Gold Fields (GFI) H1 2024 earnings summary
Event summary combining transcript, slides, and related documents.
H1 2024 earnings summary
23 Jan, 2026Executive summary
Attributable gold equivalent production fell 20% year-over-year to 918koz in H1 2024 due to operational challenges, severe weather, and delays at Salares Norte and South Deep, prompting a renewed focus on safety and operational improvements.
Two fatalities in H1 2024 led to a comprehensive, multi-year safety improvement roadmap and an independent safety review.
Portfolio optimisation included the acquisition of Osisko Mining (Windfall project) and the sale of Asanko and Rusoro stakes.

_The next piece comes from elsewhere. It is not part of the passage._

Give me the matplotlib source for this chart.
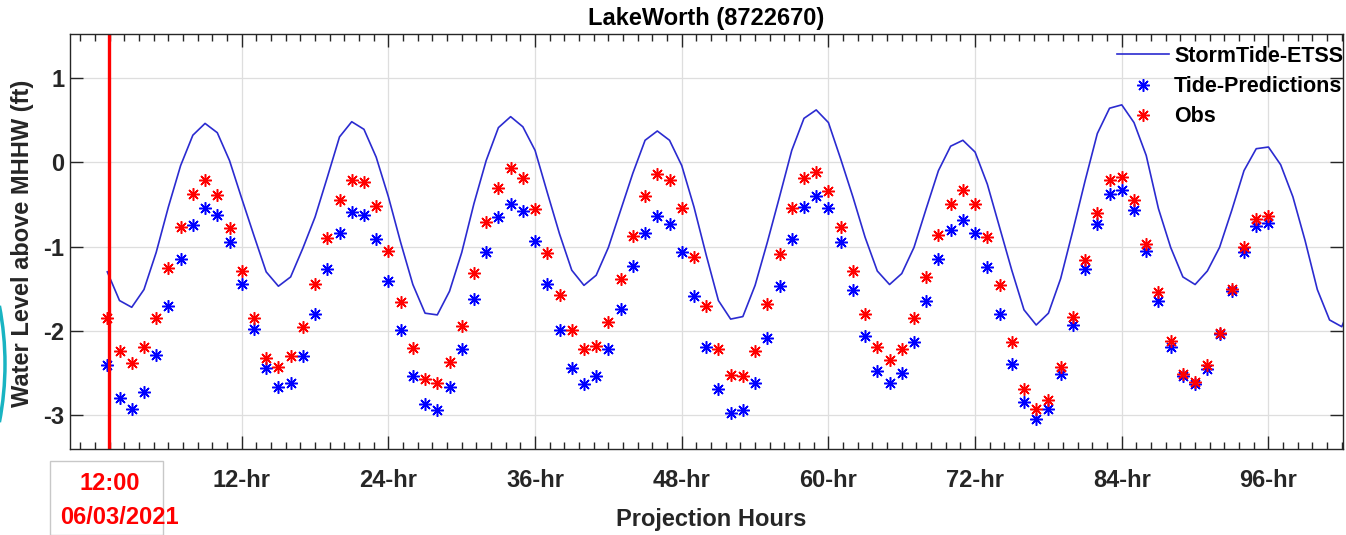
import matplotlib
matplotlib.use('Agg')
import matplotlib.pyplot as plt
from matplotlib.ticker import MultipleLocator, FixedLocator
from matplotlib.patches import Rectangle, Arc
from matplotlib.transforms import IdentityTransform

plt.rcParams['font.family'] = ['Liberation Sans', 'DejaVu Sans']
plt.rcParams['font.weight'] = 'bold'

# hourly values (hours after 0-hr)
obs_hours = list(range(1, 97))
obs = [-1.85, -2.24, -2.38, -2.19, -1.85, -1.25, -0.77, -0.38, -0.21, -0.39,
       -0.78, -1.29, -1.85, -2.32, -2.43, -2.30, -1.95, -1.44, -0.90, -0.45,
       -0.21, -0.24, -0.52, -1.05, -1.66, -2.20, -2.57, -2.62, -2.37, -1.94,
       -1.31, -0.71, -0.30, -0.07, -0.19, -0.56, -1.08, -1.58, -1.99, -2.22,
       -2.18, -1.89, -1.38, -0.87, -0.40, -0.14, -0.21, -0.54, -1.12, -1.71,
       -2.22, -2.52, -2.54, -2.24, -1.68, -1.09, -0.54, -0.19, -0.12, -0.34,
       -0.77, -1.29, -1.80, -2.19, -2.35, -2.22, -1.85, -1.36, -0.86, -0.49,
       -0.33, -0.50, -0.89, -1.45, -2.13, -2.69, -2.93, -2.82, -2.43, -1.83,
       -1.16, -0.60, -0.21, -0.17, -0.45, -0.97, -1.54, -2.12, -2.51, -2.60,
       -2.41, -2.03, -1.50, -1.00, -0.67, -0.64]
tide = [-2.41, -2.80, -2.92, -2.73, -2.29, -1.71, -1.15, -0.74, -0.54, -0.62,
        -0.95, -1.44, -1.98, -2.44, -2.67, -2.62, -2.30, -1.80, -1.27, -0.84,
        -0.59, -0.62, -0.91, -1.41, -1.99, -2.54, -2.87, -2.94, -2.67, -2.21,
        -1.62, -1.07, -0.65, -0.49, -0.58, -0.93, -1.44, -1.99, -2.44, -2.63,
        -2.54, -2.22, -1.74, -1.23, -0.84, -0.64, -0.73, -1.07, -1.59, -2.19,
        -2.69, -2.97, -2.94, -2.62, -2.08, -1.47, -0.91, -0.53, -0.40, -0.54,
        -0.95, -1.51, -2.06, -2.47, -2.62, -2.50, -2.13, -1.64, -1.15, -0.80,
        -0.68, -0.84, -1.24, -1.80, -2.39, -2.84, -3.04, -2.93, -2.51, -1.93,
        -1.27, -0.73, -0.38, -0.33, -0.57, -1.05, -1.64, -2.19, -2.54, -2.63,
        -2.45, -2.04, -1.53, -1.07, -0.76, -0.72]
etss_hours = list(range(1, 104))
etss = [-1.30, -1.64, -1.72, -1.51, -1.07, -0.53, -0.04, 0.32, 0.46, 0.35,
        0.02, -0.43, -0.87, -1.30, -1.47, -1.36, -1.02, -0.65, -0.18, 0.30,
        0.48, 0.39, 0.06, -0.41, -0.95, -1.45, -1.79, -1.81, -1.53, -1.07,
        -0.49, 0.02, 0.41, 0.54, 0.42, 0.14, -0.36, -0.85, -1.28, -1.46,
        -1.34, -1.01, -0.57, -0.13, 0.26, 0.37, 0.26, -0.04, -0.53, -1.10,
        -1.64, -1.86, -1.83, -1.46, -0.95, -0.41, 0.14, 0.52, 0.62, 0.47,
        0.04, -0.41, -0.89, -1.29, -1.45, -1.32, -1.01, -0.55, -0.10, 0.19,
        0.26, 0.12, -0.26, -0.77, -1.28, -1.75, -1.93, -1.79, -1.38, -0.81,
        -0.22, 0.34, 0.64, 0.68, 0.47, 0.08, -0.55, -1.01, -1.36, -1.45,
        -1.29, -1.01, -0.57, -0.10, 0.16, 0.18, -0.03, -0.41, -0.93, -1.51,
        -1.87, -1.95, -1.60]

start_hour = 1.15
xticks = [12, 24, 36, 48, 60, 72, 84, 96]
xticklabels = ['12-hr', '24-hr', '36-hr', '48-hr', '60-hr', '72-hr', '84-hr', '96-hr']
yticks = [-3, -2, -1, 0, 1]

W, H = 1346, 535
fig = plt.figure(figsize=(W / 100, H / 100), dpi=100)
fig.patch.set_facecolor('white')
ax = fig.add_axes([70 / W, 1 - 449 / H, (1343 - 70) / W, (449 - 34) / H])

ax.plot(etss_hours, etss, color='#2b2bd0', lw=1.2, label='StormTide-ETSS')
ax.plot(obs_hours, tide, ls='none', marker=(8, 2, 0), ms=9, mew=1.1,
        color='#0000ff', label='Tide-Predictions')
ax.plot(obs_hours, obs, ls='none', marker=(8, 2, 0), ms=9, mew=1.1,
        color='#ff0000', label='Obs')
ax.axvline(start_hour, color='#ff0000', lw=2.4)

ax.set_xlim(-2.05, 102.1)
ax.set_ylim(-3.4, 1.52)
ax.xaxis.set_major_locator(FixedLocator(xticks))
ax.set_xticklabels(xticklabels)
ax.xaxis.set_minor_locator(MultipleLocator(1.2))
ax.set_yticks(yticks)
ax.set_yticklabels([str(v) for v in yticks])

ax.set_axisbelow(True)
ax.grid(True, which='major', color='#dedede', lw=0.9)
ax.tick_params(which='both', direction='in', top=True, right=True,
               colors='#262626', width=1.0)
ax.tick_params(which='major', length=9.5)
ax.tick_params(which='minor', length=5)
ax.tick_params(axis='x', which='major', labelsize=17, pad=14.5)
ax.tick_params(axis='y', which='major', labelsize=17, pad=4)
for s in ax.spines.values():
    s.set_color('#262626')
    s.set_linewidth(1.0)

ax.legend(loc='upper left', bbox_to_anchor=(1117 / W, 1 - 46 / H),
          bbox_transform=fig.transFigure, frameon=False, borderpad=0,
          borderaxespad=0, handlelength=2.4, handletextpad=0.25,
          labelspacing=0.42, prop={'size': 15.5, 'weight': 'bold'})

fig.text(706 / W, 1 - 25 / H, 'LakeWorth (8722670)', ha='center',
         va='baseline', fontsize=17, fontweight='bold', color='black')
fig.text(711 / W, 1 - 526 / H, 'Projection Hours', ha='center',
         va='baseline', fontsize=17, fontweight='bold', color='#262626')
fig.text(23 / W, 1 - 243 / H, 'Water Level above MHHW (ft)', ha='center',
         va='center', rotation=90, fontsize=17, fontweight='bold',
         color='#262626')

# red start date label in a thin box
fig.add_artist(Rectangle((50, 0), 113, H - 461, transform=IdentityTransform(),
                         facecolor='white', edgecolor='#c8c8c8', lw=1.0))
fig.text(110 / W, 1 - 490 / H, '12:00', ha='center', va='baseline',
         fontsize=17, fontweight='bold', color='#ff0000')
fig.text(119 / W, 1 - 524 / H, '06/03/2021', ha='center', va='baseline',
         fontsize=17, fontweight='bold', color='#ff0000')

# teal slide decoration at the left edge
fig.add_artist(Arc((-300, H - 364), 610, 610, theta1=-11, theta2=11,
                   transform=IdentityTransform(), color='#19b4c2', lw=2.5))

fig.savefig('out.png', dpi=100)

Interim dividend of 300 SA cents/share (R3/share) declared, representing a 40% payout of normalised earnings.
Several mines, including Granny Smith, Agnew, Damang, and Tarkwa, performed in line with plans, while others faced setbacks and recovery plans are underway.
Financial highlights
Revenue decreased 6% to US$2,124m due to 20% lower gold-equivalent ounces sold, partially offset by a 15% higher gold price received.
All-in sustaining cost (AISC) rose 44% to $1,745/oz and all-in cost (AIC) up 47% to $2,060/oz, mainly from lower volumes and higher capital spend.
Net debt increased to $1,153m (net debt/EBITDA 0.53x), with a $500m bond repaid in May 2024.
Adjusted free cash outflow of $58m, compared to an inflow of $140m in H1 2023, due to project spending.
Capital expenditure rose 18% to $601m, with higher spend at Gruyere, St Ives, South Deep, and Salares Norte.
Outlook and guidance
2024 attributable gold production guidance reduced to 2.05–2.15 million ounces, mainly due to delays at Salares Norte and South Deep.
H2 2024 expected to deliver stronger performance, with production expected to exceed 1.2 million ounces and cost improvements anticipated.
Full-year 2024 AISC now guided at $1,580–$1,670/oz and AIC at $1,820–$1,910/oz.
Salares Norte restart targeted for September 30, with ramp-up extending into Q2 2025 and commercial production expected in H1 2025.
South Deep 2024 production guidance cut to 250koz–264koz, with AISC/AIC revised to $1,890–$1,980/oz.